Comment by headmelted
4 years ago
Exactly this.
If this was a hash then it would be as the parent describes, this is at best a very fuzzy match on an image to take into account blurring/flipping/colour shifting.
It's vastly more likely that innocent people will be implicated for fuzzy matches on innocuous photos of their own children in shorts/swimming clothes than it is to catch abusers.
The other thing is, when you have nothing to hide you won't take efforts to hide it - meaning you'll upload all of your (completely normal) photos to iCloud without thinking about it again.
The monsters making these images know what they're doing is wrong, so they'll likely take efforts to scramble or further encrypt the data before uploading.
tldr; it's far likelier that this dragnet will only even apply to innocent people, than it is to catch predators.
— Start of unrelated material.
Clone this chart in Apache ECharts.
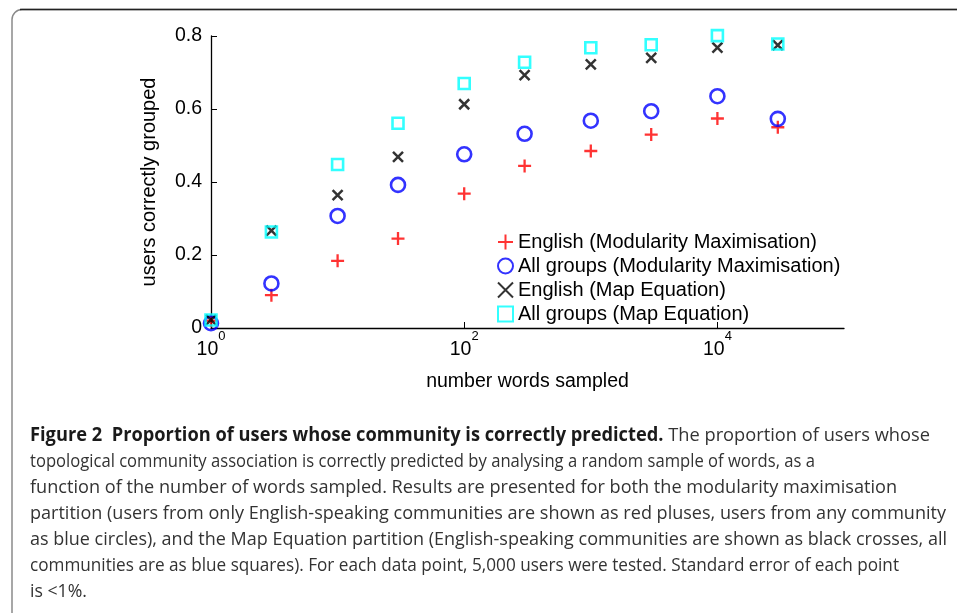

All this said, I'm still in support of Apple taking steps in this direction, but it needs far more protections put in place to prevent false positives than this solution allows. A single false accusation by this system, even if retracted later and rectified, would destroy an entire family's lives (and could well cause suicides).
Look what happened in the Post Office case in the UK as an example of how these things can go wrong - scores of people went to prison for years for crimes they didn't commit because of a simple software bug.
> The monsters making these images know what they're doing is wrong, so they'll likely take efforts to scramble or further encrypt the data before uploading.
The ones that make national news from big busts do, because the ones that don't get caught much sooner and only make local news, because Google and other parties are have automatic CSAM identification online already (server side, not client side, AFAIK), and are sending hits to Homeland Security.